難聴を生むライブハウスの音の悪さ

 エレファントカシマシというバンドが難聴により活動休止だそうだ。ロックバンドの音響さんとかは、耳栓してるそうで、必需品なのだそうだ。どこのライブハウスもおしなべて音が悪い。低音の量感を稼ぐために15インチ2発のモニタースピーカーを並べている。海外製は特に音が悪い。耐久性と費用を重視しているのか、重い振動板に大電力を投入して無理無理低音をひねり出している。それでも、国産のモニタースピーカーは幾分音が良い。長時間高い音圧を受けていると難聴になるようで、手当が遅れると聴力を失うようだ。
 インナーイヤー型のイヤーフォンも危険だ。聴覚上は小さな音量でも、実際に耳にかかる圧力はかなり高いらしい。ヘッドフォンは幾分安全だろうけれども、振動板が至近距離にあるので、長時間の使用は危険ではないだろうか。
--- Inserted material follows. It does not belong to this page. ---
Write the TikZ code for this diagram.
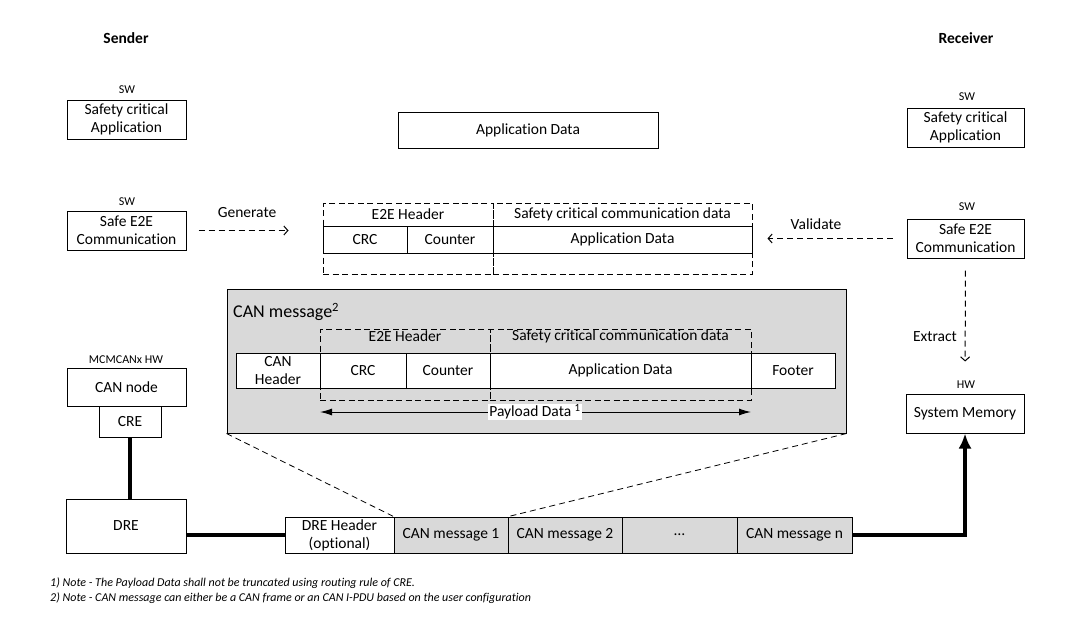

 1930年代の映画館は真空管アンプしかなかったので、バックロードホーンタイプのスピーカーが主力だったようだ。ホーンで低音を稼ぐのである。大出力のトランジスターアンプが出てきて、構造が簡単なバスレフか密閉か後面開放型のスピーカーに置き換わった。振動板が重くても、アンプの駆動力が高いので、大音量が出せる。ただし、重い振動板は動き始めるのが遅く、止まるのも遅い。一般的な15インチユニットで3波長遅れる。だから、バスドラムの音が「ドン・ドン」という音がする。本当の生のバスドラムは「ドッ・ドッ」という感じだ。生のバスドラムの音なんか聞いたことがある人は僅かだし、PAというのはああいう、重たい感じの音がナウいのであると思い込んでいるので、誰もがあの劣悪な音響で納得している。
 ベースの音階なんか分からないし、ギターの音も曇りがちだ。もっともギターはエフェクターで歪ませているからあんまり違和感がないのだが。ボーカルも声の艶は失われ、細かいテクニックもわからない。私はお金を払って、あの汚い音を聞くのがとてもとても嫌なのだ。小さいホールで、せめてドラムだけはPA通さないような環境だとまだ良い。小ホールのジャズの生演奏が好まれるのはドラムとピアノがPAを通さないからではなかろうか。
 生の音というのは当たり前だが実に生ナマしい。ハイハットは「ギャン」と鳴る。録音過程で丸まるのか、ツィーターの限界なのか「ギャン」と再生することはできない。但しオーディオが有利なのは音源とマイクの距離が近いので、実際体験することが難しい直接音主体の至近距離からのソースを再生することができる。部分的にはオーディオ再生の方が勝る部分がある。
 極力生ナマしい再生を行うには、軽量の振動板を強大な磁気回路と透磁力の高いホールピースで形成されたスピーカーユニットを使うしかない。ライブハウスのPAはその逆を行っているので、音が悪い。長岡派はハイコンプライアンス(振動板が動きやすい)の軽量振動板ユニットを強力磁気回路ユニットをバックロードホーンユニットに装着し、不足する低音を補う方策を取る。アルニコ磁石搭載ユニットが2008年に登場して、低音不足がはようやく解消した。長岡鉄男先生の死後8年、フォステクスの佐藤晴重氏らの執念でようやく長岡BHは完成した。正直に言って、FE紙コーン系は紙っぽい音がして、音色の好き嫌いが出た。それでもスピーカーを「測定器的」なものとして捉えれば、優秀であった。機材をいじれば、それによって発生する音の変化が如実に反映されたのだ。

 選挙のPAとしてD-55+FE208SをパナソニックのデジタルアンプSA-XR55(200W×2)で鳴らした。-0dBまで回したら、ユニットが底付きした-6dBで運用した。文字通りの大音響である。直前に立つと危険である。しかも音楽を流しても綺麗な音がする。SA-XR55をホームユースで使うには、音が侘しい感じがしたが、当時廉価で大出力のフルデジタルアンプは少なく、PA用にはうってつけだった。池袋駅前で300mぐらい離れた箇所から聴いても演説内容は明瞭に聞こえた。選挙やデモで使われている拡声器は低音を切り捨てている。低音は音のエネルギーが高いので、捨ててしまえば、筐体の強度もそれほどいらない。拡声器はフロントロードホーンで、音を遠くに飛ばしている。バックロードホーンスピーカーの場合は低音の増幅を担っている。
 何が言いたいのかといえば、ライブハウスもバックロードホーンタイプのスピーカーを置いたらどうだろうか・・・といっても誰もやらない。もはや、長岡BHそのものがロストテクノロジーとなりかかっている。